After three decades of religious division, the first impressions of the country that might emerge are strange to say the least. After the longest peacekeeping mission in UN history, diplomats admit that the proposed solution is more reminiscent of Bosnia than the EU.

Cypriots will be in the enviable position of having more national holidays than their EU partners. Turkish Cypriots will have to get used to taking time off for Christmas and Orthodox Easter, while Christian Greeks will celebrate the birthday of the prophet Mohamed.

First among the trimmings of the past likely to go is the flag. At present Turkish Cypriots live with an inverted version of the Turkish colours with a red crescent on a white background. Until now, the Greek-Cypriots have shied away from the blue of their mother country in favour of a clumsy yellow map of the island fringed with an olive branch.

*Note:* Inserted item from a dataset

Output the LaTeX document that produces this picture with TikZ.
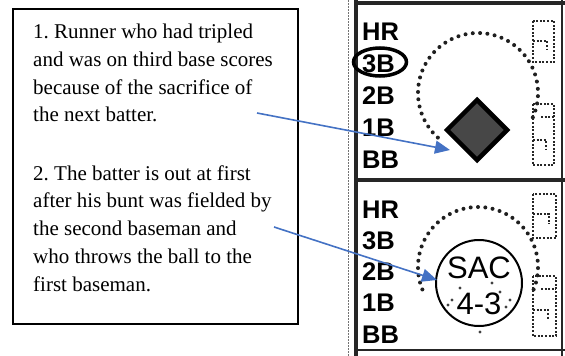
\documentclass[tikz,border=0pt]{standalone}
\usepackage{fontspec}
\setmainfont{Liberation Serif}
\newfontfamily\lsans{Liberation Sans}
\usetikzlibrary{arrows.meta,shapes.geometric}
\definecolor{arrowblue}{HTML}{4472C4}
\definecolor{diamondgray}{HTML}{474747}
\frenchspacing
\begin{document}
\begin{tikzpicture}[x=1pt,y=-1pt,
  txt/.style={anchor=base west, inner sep=0pt, font=\fontsize{21}{24}\selectfont},
  lbl/.style={anchor=base west, inner sep=0pt, font=\lsans\bfseries\fontsize{25.5}{27}\selectfont},
  dotfill/.style={fill=black!88},
  smalldot/.style={line width=2pt, dash pattern=on 2pt off 1.6pt, black!85},
  gridline/.style={black!85},
  link/.style={arrowblue, line width=1.6pt, -{Triangle[length=15pt,width=13pt]}}]
\useasboundingbox (0,0) rectangle (565,356);

% text box
\node[draw, line width=1.5pt, fill=white, anchor=north west, inner sep=0pt,
      minimum width=285pt, minimum height=315pt] (textbox) at (12,8) {};
\node[txt] (l1) at (33,38.5) {1. Runner who had tripled};
\node[txt] (l2) at (33,66.3) {and was on third base scores};
\node[txt] (l3) at (33,94.1) {because of the sacrifice of};
\node[txt] (l4) at (33,121.9) {the next batter.};
\node[txt] (l5) at (33,180) {2. The batter is out at first};
\node[txt] (l6) at (33,207.8) {after his bunt was fielded by};
\node[txt] (l7) at (33,235.6) {the second baseman and};
\node[txt] (l8) at (33,263.4) {who throws the ball to the};
\node[txt] (l9) at (33,291.2) {first baseman.};

% scorecard grid
\draw[gridline, black!55, line width=1pt, dash pattern=on 1.5pt off 1.5pt] (348,0) -- (348,356);
\draw[gridline, line width=4pt] (356,0) -- (356,356);
\draw[gridline, line width=2pt] (562,0) -- (562,356);
\draw[gridline, line width=3.5pt] (354,3) -- (565,3);
\draw[gridline, line width=3.5pt] (354,180) -- (565,180);
\draw[gridline, line width=2.5pt] (354,350) -- (565,350);

% top cell
\node[lbl] (hr1) at (362,40) {HR};
\node[lbl] (tb1) at (362,72) {3B};
\node[lbl] (sb1) at (362,104) {2B};
\node[lbl] (fb1) at (362,136) {1B};
\node[lbl] (bb1) at (362,168) {BB};
\node[ellipse, draw, line width=3.5pt, minimum width=53pt, minimum height=28pt, inner sep=0pt] (ring) at (380,62) {};
\foreach \a in {132,139,...,390} \fill[dotfill] (478,93) ++(\a:60) circle[radius=2];
\draw[smalldot] (533,21) rectangle (554,62);
\draw[smalldot] (533,41) -- (547,41) -- (547,50);
\draw[smalldot] (533,104) rectangle (554,165);
\draw[smalldot] (541,117) -- (554,117);
\draw[smalldot] (533,140) -- (546,140) -- (546,150);
\node[diamond, draw=black, line width=4.5pt, fill=diamondgray, minimum width=62pt,
      minimum height=62pt, inner sep=0pt] (run) at (477,130) {};

% bottom cell
\node[lbl] (hr2) at (362,218) {HR};
\node[lbl] (tb2) at (362,249) {3B};
\node[lbl] (sb2) at (362,280) {2B};
\node[lbl] (fb2) at (362,311) {1B};
\node[lbl] (bb2) at (362,343) {BB};
\foreach \a in {158,165,...,382} \fill[dotfill] (478,267) ++(\a:60) circle[radius=2];
\foreach \p in {(460,288),(492,283),(500,292),(452,300),(510,300),(448,305),(506,307),(480,332)}
  \fill[black!75] \p circle[radius=1.7];
\draw[smalldot] (533,194) rectangle (556,238);
\draw[smalldot] (533,214) -- (549,214) -- (549,224);
\draw[smalldot] (533,276) rectangle (556,336);
\draw[smalldot] (541,289) -- (556,289);
\draw[smalldot] (533,310) -- (548,310) -- (548,320);
\node[circle, draw, line width=2pt, minimum size=86pt, inner sep=0pt] (sac) at (479,283) {};
\node[font=\lsans\fontsize{31}{33}\selectfont, inner sep=0pt] (sactxt) at (479,268) {SAC};
\node[font=\lsans\fontsize{31}{33}\selectfont, inner sep=0pt] (outtxt) at (479,304) {4-3};

% arrows
\coordinate (s1) at (257,113);
\coordinate (e1) at (450,150);
\coordinate (s2) at (274,227);
\coordinate (e2) at (437,280);
\draw[link] (s1) -- (e1);
\draw[link] (s2) -- (e2);
\end{tikzpicture}
\end{document}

United Cyprus would live under one flag with three horizontal stripes - a blue one to represent the Greeks, a red one the Turks and a copper coloured one in the middle inspired by the united island whose name was derived from the Phoenician for copper.

There have been protests from some quarters over which colour will sit on top of the rusty middle band. Like everything else connected to the new Cyprus, the flag was decided on by committee after lengthy meetings and hundreds of proposals from all over the world. There will be no proud Cypriots singing the national anthem at the Athens Olympics this summer because the tune - selected by the same means as the flag - has no accompanying words to avoid language problems.

The UN blueprint reveals as much about the two communities' desire to stay apart as it does to reunite. A united Cyprus would bring two leaders to an EU summit of heads of state. There will be a president and a vice-president, one from the Turkish community and one the Greek, with the roles reversed every 20 months.

Cypriots on both sides of the UN-patrolled buffer zone are set to vote on the revised reunification plan on 21 April in time to allow the island to enter the EU as a single country.

The plan they must decide on calls for a single state with a looser than loose federation of two autonomous communities. The irony is that the expansion of the EU, which has done so much to bring the rivals to the negotiating table, is creating a state that contravenes its own laws on freedom of movement and property rights.

The most controversial point for EU law makers and Cypriots alike is the restriction of the right of return for refugees who lost their homes in the fighting in 1974. In some cases refugees will be allowed to reclaim their homes but only on the agreement that they spend no more than two nights a week in them.